Acquiring Water Rights
Acquiring water rights for clients is our main focus. And as our clients expand or change their operations, we help ensure that their water rights continue to meet their needs. Recent experience includes:

  • acquiring water rights for a major power plant
  • successfully defending a major water right transfer to a regional public water supplier
  • representing clients in the Klamath Basin adjudication
  • acquiring water rights for new and existing golf courses
  • evaluating water rights held by major food processors, municipalities and hydroelectric projects
  • acquiring water rights for a new underground mine
  • transferring water rights for resort development
  • forming water improvement districts

We frequently represent clients before state water resources agencies, state environmental regulators, the U.S. Bureau of Reclamation, the U.S. Army Corps of Engineers and other governmental agencies.

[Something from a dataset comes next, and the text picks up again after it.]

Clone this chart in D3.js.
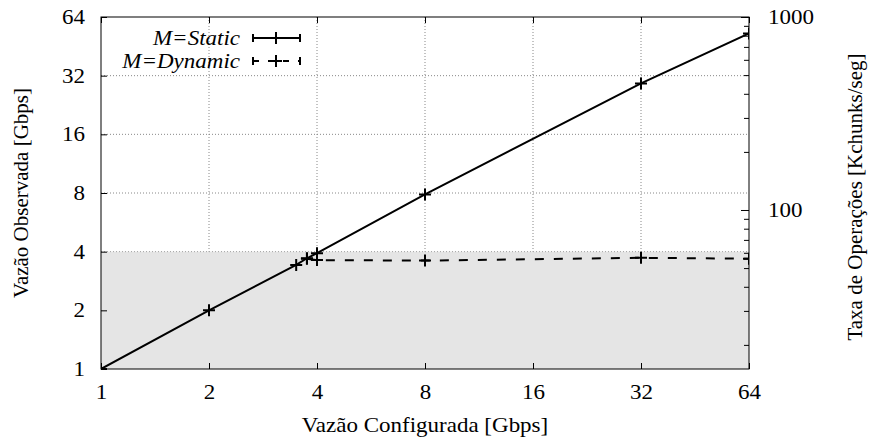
<!DOCTYPE html>
<html><head><meta charset="utf-8">
<script src="https://cdn.jsdelivr.net/npm/d3@7"></script>
<style>body{margin:0;background:#fff}svg{display:block}</style>
</head><body><svg id="c" width="869" height="441"></svg>
<script>
const xTicks = [1, 2, 4, 8, 16, 32, 64];
const yTicks = [1, 2, 4, 8, 16, 32, 64];
const y2Labels = [100, 1000];
const staticX = [1, 2, 3.5, 3.75, 4, 8, 32, 64];
const staticY = [1, 2, 3.42, 3.7, 3.93, 7.87, 29.2, 52.7];
const dynamicX = [3.75, 4, 8, 32, 64];
const dynamicY = [3.68, 3.62, 3.6, 3.72, 3.68];
const shadeLimit = 4;
const seriesNames = ["M=Static", "M=Dynamic"];

const FONT = "'Liberation Serif'";
const FS = 20, SX = 1.15;
const svg = d3.select("#c");
const L = 101, R = 749, T = 17, B = 369;
const x = d3.scaleLog().base(2).domain([1, 64]).range([L, R]);
const y = d3.scaleLog().base(2).domain([1, 64]).range([B, T]);
const y2 = d3.scaleLog().domain([15, 1000]).range([B, T]);

// grid
const grid = svg.append("g").attr("stroke", "#888").attr("stroke-width", 1).attr("stroke-dasharray", "1,2");
xTicks.slice(1, -1).forEach(v => grid.append("line").attr("x1", x(v)).attr("x2", x(v)).attr("y1", B).attr("y2", T));
yTicks.slice(1, -1).forEach(v => grid.append("line").attr("x1", L).attr("x2", R).attr("y1", y(v)).attr("y2", y(v)));

// shaded region
svg.append("rect").attr("x", L).attr("y", y(shadeLimit)).attr("width", R - L).attr("height", B - y(shadeLimit)).attr("fill", "#e5e5e5");
svg.append("line").attr("x1", L).attr("x2", R).attr("y1", y(shadeLimit)).attr("y2", y(shadeLimit))
  .attr("stroke", "#aaa").attr("stroke-dasharray", "1,2");

// axes
const axG = svg.append("g");
const xb = axG.append("g").attr("transform", `translate(0,${B})`)
  .call(d3.axisBottom(x).tickValues(xTicks).tickFormat(d3.format("d")).tickSizeInner(-6).tickSizeOuter(0).tickPadding(16));
const xt = axG.append("g").attr("transform", `translate(0,${T})`)
  .call(d3.axisTop(x).tickValues(xTicks).tickFormat("").tickSizeInner(-6).tickSizeOuter(0));
const yl = axG.append("g").attr("transform", `translate(${L},0)`)
  .call(d3.axisLeft(y).tickValues(yTicks).tickFormat(d3.format("d")).tickSizeInner(-6).tickSizeOuter(0).tickPadding(16));
const y2Minor = y2.ticks().filter(v => y2Labels.indexOf(v) < 0 && v >= 15);
const yr = axG.append("g").attr("transform", `translate(${R},0)`)
  .call(d3.axisRight(y2).tickValues(y2Labels).tickFormat(d3.format("d")).tickSizeInner(-8).tickSizeOuter(0).tickPadding(19));
const yrm = axG.append("g").attr("transform", `translate(${R},0)`)
  .call(d3.axisRight(y2).tickValues(y2Minor).tickFormat("").tickSizeInner(-5).tickSizeOuter(0));
[xb, xt, yl, yr, yrm].forEach(g => {
  g.attr("font-family", null).attr("font-size", null);
  g.select(".domain").remove();
  g.selectAll("line").attr("stroke", "#000");
  g.selectAll("text").attr("fill", "#000").attr("font-size", FS).each(function () {
    const t = d3.select(this);
    const xv = +(t.attr("x") || 0);
    t.attr("x", xv / SX).attr("transform", `scale(${SX},1)`);
  });
});
svg.append("rect").attr("x", L).attr("y", T).attr("width", R - L).attr("height", B - T)
  .attr("fill", "none").attr("stroke", "#000").attr("stroke-width", 1);

// clip
svg.append("clipPath").attr("id", "clip").append("rect").attr("x", L).attr("y", T).attr("width", R - L).attr("height", B - T);

const line = d3.line().x(d => x(d[0])).y(d => y(d[1]));
const sData = staticX.map((v, i) => [v, staticY[i]]);
const dData = dynamicX.map((v, i) => [v, dynamicY[i]]);
const plot = svg.append("g").attr("clip-path", "url(#clip)");
plot.append("path").datum(sData).attr("d", line).attr("fill", "none").attr("stroke", "#000").attr("stroke-width", 2);
plot.append("path").datum(dData).attr("d", line).attr("fill", "none").attr("stroke", "#000").attr("stroke-width", 2).attr("stroke-dasharray", "9,10");
function plus(g, cx, cy) {
  g.append("path").attr("d", `M${cx - 6},${cy}H${cx + 6}M${cx},${cy - 6}V${cy + 6}`).attr("stroke", "#000").attr("stroke-width", 2);
}
sData.forEach(d => plus(plot, x(d[0]), y(d[1])));
dData.forEach(d => plus(plot, x(d[0]), y(d[1])));

// legend
const lg = svg.append("g");
[[38, null], [61, "6,9"]].forEach((row, i) => {
  const yy = row[0];
  lg.append("text").attr("transform", `translate(240,${yy + 7}) scale(${SX},1)`).attr("text-anchor", "end")
    .attr("font-size", 20).attr("font-style", "italic").text(seriesNames[i]);
  const l = lg.append("line").attr("x1", 253).attr("x2", 300).attr("y1", yy).attr("y2", yy).attr("stroke", "#000").attr("stroke-width", 2);
  if (row[1]) l.attr("stroke-dasharray", row[1]);
  lg.append("path").attr("d", `M253,${yy - 4}V${yy + 4}M300,${yy - 4}V${yy + 4}`).attr("stroke", "#000").attr("stroke-width", 2);
  plus(lg, 276, yy);
});

// titles
svg.append("text").attr("transform", `translate(425,432) scale(${SX},1)`).attr("text-anchor", "middle").attr("font-size", FS).text("Vazão Configurada [Gbps]");
svg.append("text").attr("transform", "translate(28,193) rotate(-90)").attr("text-anchor", "middle").attr("font-size", 21).text("Vazão Observada [Gbps]");
svg.append("text").attr("transform", "translate(862,197) rotate(-90)").attr("text-anchor", "middle").attr("font-size", 21).text("Taxa de Operações [Kchunks/seg]");

svg.selectAll("text").attr("font-family", FONT).style("font-family", FONT);
</script></body></html>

And we have established a strong reputation with, and gained the respect of, state and federal regulators.

Protecting Water Rights
Although we emphasize communication and negotiation in resolving conflicts, litigation and water rights adjudication are often the only practical means of protecting our clients' interests. The Stoel Rives Water Rights Team has significant water law litigation experience and has tried some noteworthy cases in this arena. We have also participated in recent basin adjudications and have represented many clients in preparing registration statements and water rights claims filings.

Inevitably, conflicts arise between competing water users. We have represented cities, developers, industry and farmers in contested case proceedings before the Oregon Water Resources Department and the Washington Pollution Control Hearings Board. These matters involved conflicts between junior and senior water users, conversion of minimum stream flows to instream water rights, transfers of existing water rights and conflicts between hydroelectric power use and municipal water use.

Representative cases include:

  • Tulalip Tribes v. Pollution Control Hearings Board, involving the transfer of a large industrial water right to a consortium of public water suppliers
  • Pend Oreille PUD v. Ecology, in which we represented the Washington Public Utility Districts Association as amicus
  • R.D. Merrill Co. v. Pollution Control Hearings Board, upholding the transfer of senior domestic and irrigation rights to serve real estate development
  • US v. Adair, the federal Indian reserved urban rights case in the Klamath Basin

Strategic Planning
A steady flow of clean water is essential for many enterprises. We help clients develop long-range management plans to ensure they have the water they need to remain viable—and that they meet their obligations under the Clean Water Act. We are currently working with several municipal water suppliers to develop their long-range water supply plans. We regularly prepare comprehensive water rights status reports to assist clients in their long-term planning, and we advise clients regarding proposed legislative and regulatory amendments affecting the exercise of their water rights.

Other Permitting Issues
Water users face other permitting challenges beyond acquiring and administering water rights. For example, many water users must obtain permits under section 404 of the Clean Water Act and similar state laws to maintain their water diversion facilities. Water users also face wetlands and shoreline permitting issues. Stoel Rives assists water users and landowners in meeting other permitting challenges under state, federal and local statutes.